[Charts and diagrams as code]
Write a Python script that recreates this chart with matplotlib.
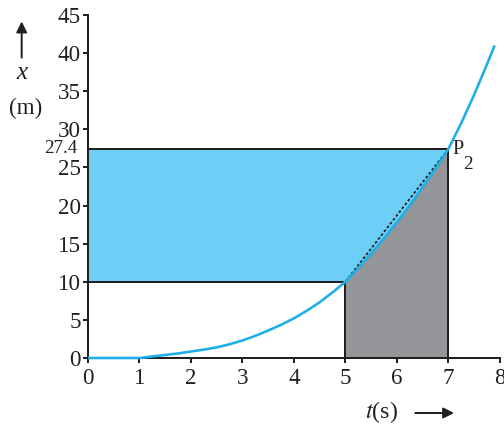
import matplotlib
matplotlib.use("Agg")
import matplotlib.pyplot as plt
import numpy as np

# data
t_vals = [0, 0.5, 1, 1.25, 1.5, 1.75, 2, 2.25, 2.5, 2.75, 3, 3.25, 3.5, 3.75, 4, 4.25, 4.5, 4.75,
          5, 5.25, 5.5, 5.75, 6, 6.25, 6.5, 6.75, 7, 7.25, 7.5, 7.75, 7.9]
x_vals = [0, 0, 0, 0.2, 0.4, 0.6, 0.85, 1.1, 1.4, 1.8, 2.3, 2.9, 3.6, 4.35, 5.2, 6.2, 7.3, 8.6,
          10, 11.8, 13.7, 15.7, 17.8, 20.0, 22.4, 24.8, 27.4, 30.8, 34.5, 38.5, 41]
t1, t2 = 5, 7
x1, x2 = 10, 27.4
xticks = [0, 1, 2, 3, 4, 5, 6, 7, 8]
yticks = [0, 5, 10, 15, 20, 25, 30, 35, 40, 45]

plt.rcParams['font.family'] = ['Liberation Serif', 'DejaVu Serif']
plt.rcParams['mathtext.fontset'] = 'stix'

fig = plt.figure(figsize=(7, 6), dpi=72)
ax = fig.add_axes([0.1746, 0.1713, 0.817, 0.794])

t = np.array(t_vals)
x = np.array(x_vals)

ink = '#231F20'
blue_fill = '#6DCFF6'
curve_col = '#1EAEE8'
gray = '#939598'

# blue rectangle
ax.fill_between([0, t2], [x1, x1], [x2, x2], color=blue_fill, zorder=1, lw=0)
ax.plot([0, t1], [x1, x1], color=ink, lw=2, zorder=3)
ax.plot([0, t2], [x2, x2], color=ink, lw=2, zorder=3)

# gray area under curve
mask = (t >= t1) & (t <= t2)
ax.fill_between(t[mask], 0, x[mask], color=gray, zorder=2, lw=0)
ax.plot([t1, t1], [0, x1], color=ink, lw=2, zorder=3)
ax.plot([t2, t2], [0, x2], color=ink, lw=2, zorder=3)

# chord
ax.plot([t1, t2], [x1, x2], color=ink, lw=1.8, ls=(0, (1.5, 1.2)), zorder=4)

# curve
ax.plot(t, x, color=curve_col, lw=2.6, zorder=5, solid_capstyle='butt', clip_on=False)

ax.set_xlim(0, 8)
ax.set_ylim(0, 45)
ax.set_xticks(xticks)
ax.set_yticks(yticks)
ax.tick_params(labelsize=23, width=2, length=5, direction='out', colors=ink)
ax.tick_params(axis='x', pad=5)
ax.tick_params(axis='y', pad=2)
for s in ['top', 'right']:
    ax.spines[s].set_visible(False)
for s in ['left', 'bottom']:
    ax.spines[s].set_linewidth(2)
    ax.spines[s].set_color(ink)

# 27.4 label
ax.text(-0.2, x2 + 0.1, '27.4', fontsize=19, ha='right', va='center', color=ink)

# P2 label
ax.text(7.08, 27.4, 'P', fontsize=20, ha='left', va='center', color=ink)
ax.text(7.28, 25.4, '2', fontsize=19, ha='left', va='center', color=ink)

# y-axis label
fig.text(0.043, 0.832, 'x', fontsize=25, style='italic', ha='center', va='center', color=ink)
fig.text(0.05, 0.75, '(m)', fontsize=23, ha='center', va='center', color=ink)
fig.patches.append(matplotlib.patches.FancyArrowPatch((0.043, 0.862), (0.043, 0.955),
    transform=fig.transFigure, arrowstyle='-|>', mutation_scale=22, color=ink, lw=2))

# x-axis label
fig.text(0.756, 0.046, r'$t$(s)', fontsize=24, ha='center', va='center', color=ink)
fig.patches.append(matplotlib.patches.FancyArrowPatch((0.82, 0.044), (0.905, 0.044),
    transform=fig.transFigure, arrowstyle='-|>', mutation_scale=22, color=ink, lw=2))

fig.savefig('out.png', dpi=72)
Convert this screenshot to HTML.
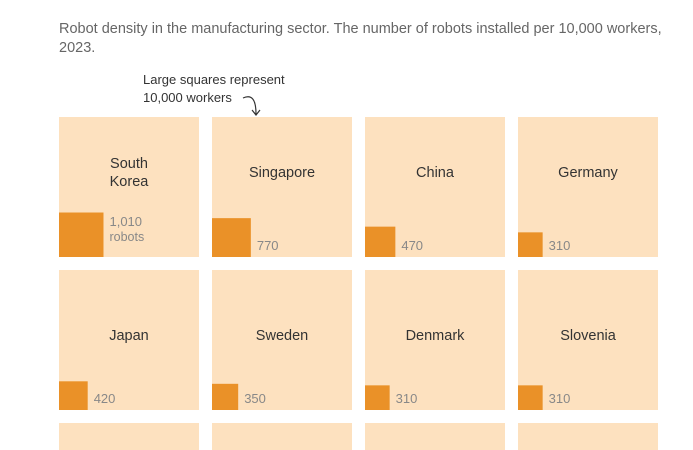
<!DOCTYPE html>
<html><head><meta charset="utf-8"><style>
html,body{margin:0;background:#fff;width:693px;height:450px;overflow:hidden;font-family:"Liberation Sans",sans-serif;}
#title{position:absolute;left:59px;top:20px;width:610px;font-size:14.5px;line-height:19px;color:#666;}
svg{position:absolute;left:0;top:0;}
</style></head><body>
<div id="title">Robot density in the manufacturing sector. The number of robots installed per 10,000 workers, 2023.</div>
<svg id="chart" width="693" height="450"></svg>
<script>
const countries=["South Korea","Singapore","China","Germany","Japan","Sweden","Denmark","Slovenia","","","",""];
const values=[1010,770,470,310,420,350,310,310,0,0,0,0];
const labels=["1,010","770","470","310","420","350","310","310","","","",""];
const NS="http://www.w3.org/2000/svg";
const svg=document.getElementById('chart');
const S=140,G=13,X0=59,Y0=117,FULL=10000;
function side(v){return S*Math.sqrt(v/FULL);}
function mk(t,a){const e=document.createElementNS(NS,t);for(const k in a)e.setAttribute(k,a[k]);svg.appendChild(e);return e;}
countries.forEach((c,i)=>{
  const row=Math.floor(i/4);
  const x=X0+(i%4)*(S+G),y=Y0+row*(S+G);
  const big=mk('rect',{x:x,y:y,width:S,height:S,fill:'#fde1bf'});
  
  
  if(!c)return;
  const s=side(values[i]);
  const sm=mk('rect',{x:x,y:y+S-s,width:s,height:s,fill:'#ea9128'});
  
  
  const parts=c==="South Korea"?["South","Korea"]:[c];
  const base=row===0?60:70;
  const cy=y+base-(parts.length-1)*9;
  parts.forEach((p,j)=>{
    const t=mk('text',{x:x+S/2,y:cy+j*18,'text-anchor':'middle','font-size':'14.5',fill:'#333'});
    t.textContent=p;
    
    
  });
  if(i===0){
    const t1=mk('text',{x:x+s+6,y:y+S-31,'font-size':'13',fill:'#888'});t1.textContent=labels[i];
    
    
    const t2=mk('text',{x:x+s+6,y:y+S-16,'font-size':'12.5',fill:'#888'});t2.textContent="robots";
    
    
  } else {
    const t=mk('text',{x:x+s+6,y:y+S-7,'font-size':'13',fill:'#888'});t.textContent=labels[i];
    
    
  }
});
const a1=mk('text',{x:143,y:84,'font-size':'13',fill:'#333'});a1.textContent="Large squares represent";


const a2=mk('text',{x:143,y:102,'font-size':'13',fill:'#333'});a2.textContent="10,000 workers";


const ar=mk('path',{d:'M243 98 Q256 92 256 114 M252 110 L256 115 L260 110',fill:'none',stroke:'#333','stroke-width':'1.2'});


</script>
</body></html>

### Task objective
Repeat all the records above exactly, leaving out any pictures.

### Exercise response
Write a Python script that recreates this chart with matplotlib.
import matplotlib
matplotlib.use("Agg")
import matplotlib.pyplot as plt
import numpy as np

# data
t_vals = [0, 0.5, 1, 1.25, 1.5, 1.75, 2, 2.25, 2.5, 2.75, 3, 3.25, 3.5, 3.75, 4, 4.25, 4.5, 4.75,
          5, 5.25, 5.5, 5.75, 6, 6.25, 6.5, 6.75, 7, 7.25, 7.5, 7.75, 7.9]
x_vals = [0, 0, 0, 0.2, 0.4, 0.6, 0.85, 1.1, 1.4, 1.8, 2.3, 2.9, 3.6, 4.35, 5.2, 6.2, 7.3, 8.6,
          10, 11.8, 13.7, 15.7, 17.8, 20.0, 22.4, 24.8, 27.4, 30.8, 34.5, 38.5, 41]
t1, t2 = 5, 7
x1, x2 = 10, 27.4
xticks = [0, 1, 2, 3, 4, 5, 6, 7, 8]
yticks = [0, 5, 10, 15, 20, 25, 30, 35, 40, 45]

plt.rcParams['font.family'] = ['Liberation Serif', 'DejaVu Serif']
plt.rcParams['mathtext.fontset'] = 'stix'

fig = plt.figure(figsize=(7, 6), dpi=72)
ax = fig.add_axes([0.1746, 0.1713, 0.817, 0.794])

t = np.array(t_vals)
x = np.array(x_vals)

ink = '#231F20'
blue_fill = '#6DCFF6'
curve_col = '#1EAEE8'
gray = '#939598'

# blue rectangle
ax.fill_between([0, t2], [x1, x1], [x2, x2], color=blue_fill, zorder=1, lw=0)
ax.plot([0, t1], [x1, x1], color=ink, lw=2, zorder=3)
ax.plot([0, t2], [x2, x2], color=ink, lw=2, zorder=3)

# gray area under curve
mask = (t >= t1) & (t <= t2)
ax.fill_between(t[mask], 0, x[mask], color=gray, zorder=2, lw=0)
ax.plot([t1, t1], [0, x1], color=ink, lw=2, zorder=3)
ax.plot([t2, t2], [0, x2], color=ink, lw=2, zorder=3)

# chord
ax.plot([t1, t2], [x1, x2], color=ink, lw=1.8, ls=(0, (1.5, 1.2)), zorder=4)

# curve
ax.plot(t, x, color=curve_col, lw=2.6, zorder=5, solid_capstyle='butt', clip_on=False)

ax.set_xlim(0, 8)
ax.set_ylim(0, 45)
ax.set_xticks(xticks)
ax.set_yticks(yticks)
ax.tick_params(labelsize=23, width=2, length=5, direction='out', colors=ink)
ax.tick_params(axis='x', pad=5)
ax.tick_params(axis='y', pad=2)
for s in ['top', 'right']:
    ax.spines[s].set_visible(False)
for s in ['left', 'bottom']:
    ax.spines[s].set_linewidth(2)
    ax.spines[s].set_color(ink)

# 27.4 label
ax.text(-0.2, x2 + 0.1, '27.4', fontsize=19, ha='right', va='center', color=ink)

# P2 label
ax.text(7.08, 27.4, 'P', fontsize=20, ha='left', va='center', color=ink)
ax.text(7.28, 25.4, '2', fontsize=19, ha='left', va='center', color=ink)

# y-axis label
fig.text(0.043, 0.832, 'x', fontsize=25, style='italic', ha='center', va='center', color=ink)
fig.text(0.05, 0.75, '(m)', fontsize=23, ha='center', va='center', color=ink)
fig.patches.append(matplotlib.patches.FancyArrowPatch((0.043, 0.862), (0.043, 0.955),
    transform=fig.transFigure, arrowstyle='-|>', mutation_scale=22, color=ink, lw=2))

# x-axis label
fig.text(0.756, 0.046, r'$t$(s)', fontsize=24, ha='center', va='center', color=ink)
fig.patches.append(matplotlib.patches.FancyArrowPatch((0.82, 0.044), (0.905, 0.044),
    transform=fig.transFigure, arrowstyle='-|>', mutation_scale=22, color=ink, lw=2))

fig.savefig('out.png', dpi=72)
Convert this screenshot to HTML.
<!DOCTYPE html>
<html><head><meta charset="utf-8"><style>
html,body{margin:0;background:#fff;width:693px;height:450px;overflow:hidden;font-family:"Liberation Sans",sans-serif;}
#title{position:absolute;left:59px;top:20px;width:610px;font-size:14.5px;line-height:19px;color:#666;}
svg{position:absolute;left:0;top:0;}
</style></head><body>
<div id="title">Robot density in the manufacturing sector. The number of robots installed per 10,000 workers, 2023.</div>
<svg id="chart" width="693" height="450"></svg>
<script>
const countries=["South Korea","Singapore","China","Germany","Japan","Sweden","Denmark","Slovenia","","","",""];
const values=[1010,770,470,310,420,350,310,310,0,0,0,0];
const labels=["1,010","770","470","310","420","350","310","310","","","",""];
const NS="http://www.w3.org/2000/svg";
const svg=document.getElementById('chart');
const S=140,G=13,X0=59,Y0=117,FULL=10000;
function side(v){return S*Math.sqrt(v/FULL);}
function mk(t,a){const e=document.createElementNS(NS,t);for(const k in a)e.setAttribute(k,a[k]);svg.appendChild(e);return e;}
countries.forEach((c,i)=>{
  const row=Math.floor(i/4);
  const x=X0+(i%4)*(S+G),y=Y0+row*(S+G);
  const big=mk('rect',{x:x,y:y,width:S,height:S,fill:'#fde1bf'});
  
  
  if(!c)return;
  const s=side(values[i]);
  const sm=mk('rect',{x:x,y:y+S-s,width:s,height:s,fill:'#ea9128'});
  
  
  const parts=c==="South Korea"?["South","Korea"]:[c];
  const base=row===0?60:70;
  const cy=y+base-(parts.length-1)*9;
  parts.forEach((p,j)=>{
    const t=mk('text',{x:x+S/2,y:cy+j*18,'text-anchor':'middle','font-size':'14.5',fill:'#333'});
    t.textContent=p;
    
    
  });
  if(i===0){
    const t1=mk('text',{x:x+s+6,y:y+S-31,'font-size':'13',fill:'#888'});t1.textContent=labels[i];
    
    
    const t2=mk('text',{x:x+s+6,y:y+S-16,'font-size':'12.5',fill:'#888'});t2.textContent="robots";
    
    
  } else {
    const t=mk('text',{x:x+s+6,y:y+S-7,'font-size':'13',fill:'#888'});t.textContent=labels[i];
    
    
  }
});
const a1=mk('text',{x:143,y:84,'font-size':'13',fill:'#333'});a1.textContent="Large squares represent";


const a2=mk('text',{x:143,y:102,'font-size':'13',fill:'#333'});a2.textContent="10,000 workers";


const ar=mk('path',{d:'M243 98 Q256 92 256 114 M252 110 L256 115 L260 110',fill:'none',stroke:'#333','stroke-width':'1.2'});


</script>
</body></html>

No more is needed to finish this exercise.